Since President Barack Obama's National Security Adviser Susan Rice and top diplomat John Kerry had already had frank discussions with Karzai urging him to sign the security agreement, Hagel said on Saturday there was no point in him repeating the US position.

"There's not much I can add in a meeting with President Karzai to what's already been said," he said.

Hagel did meet the Afghan defence minister, Bismillah Khan Mohammadi, who assured him the security agreement would be signed in "a timely manner".

Karzai, who visited Iran on Sunday, initially endorsed the security pact but has since refused to sign and issued fresh demands.

The agreement sets the legal conditions to permit US and other forces to operate in the country beyond 2014.

Karzai has said the signature could take place after the presidential election in April, but Hagel said that would push the timeline into mid-2014 since the polls are expected to result in a run-off vote.

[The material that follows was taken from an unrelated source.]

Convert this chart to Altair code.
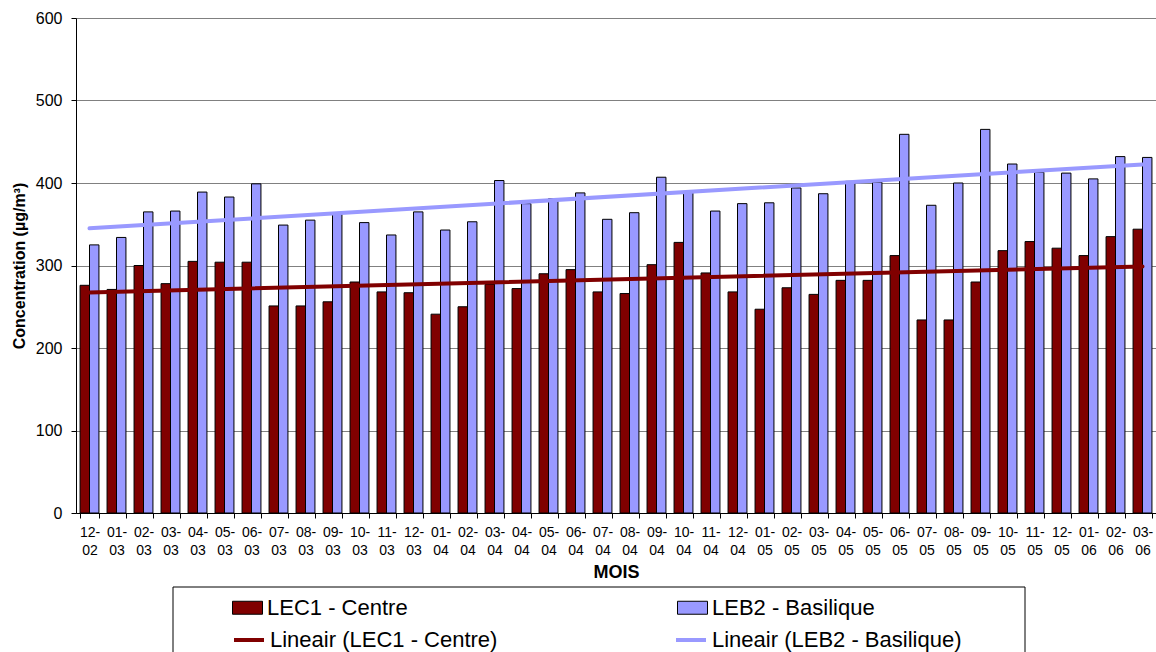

Eventually there will be "a cut-off point" to cancel a post-2014 mission, he said on Saturday, adding that he was "not prepared to give a date on that".

He said a meeting of NATO defence ministers in February would be crucial for military planners and governments, "and some answers are going to be required at that NATO ministerial".

There are currently 46,000 US troops and 27,000 soldiers from other coalition countries in Afghanistan, and almost the entire NATO-led force is scheduled to pull out by the end of next year.

With the long war in Afghanistan often overlooked in the US and Europe, Hagel told US soldiers on Sunday that they were not forgotten.

"I know more than occasionally you wonder if anybody is paying attention, whether anybody cares," he said. "But we do. Our country cares, we do know what you're doing.

"And we appreciate it, very much."

Under a proposed post-2014 mission, roughly 12,000 troops -- mostly American -- would remain in the country to train Afghans and counter Al-Qaeda-linked militants.

In 2011 the US withdrew all its forces from Iraq when it failed to secure a similar troop status accord.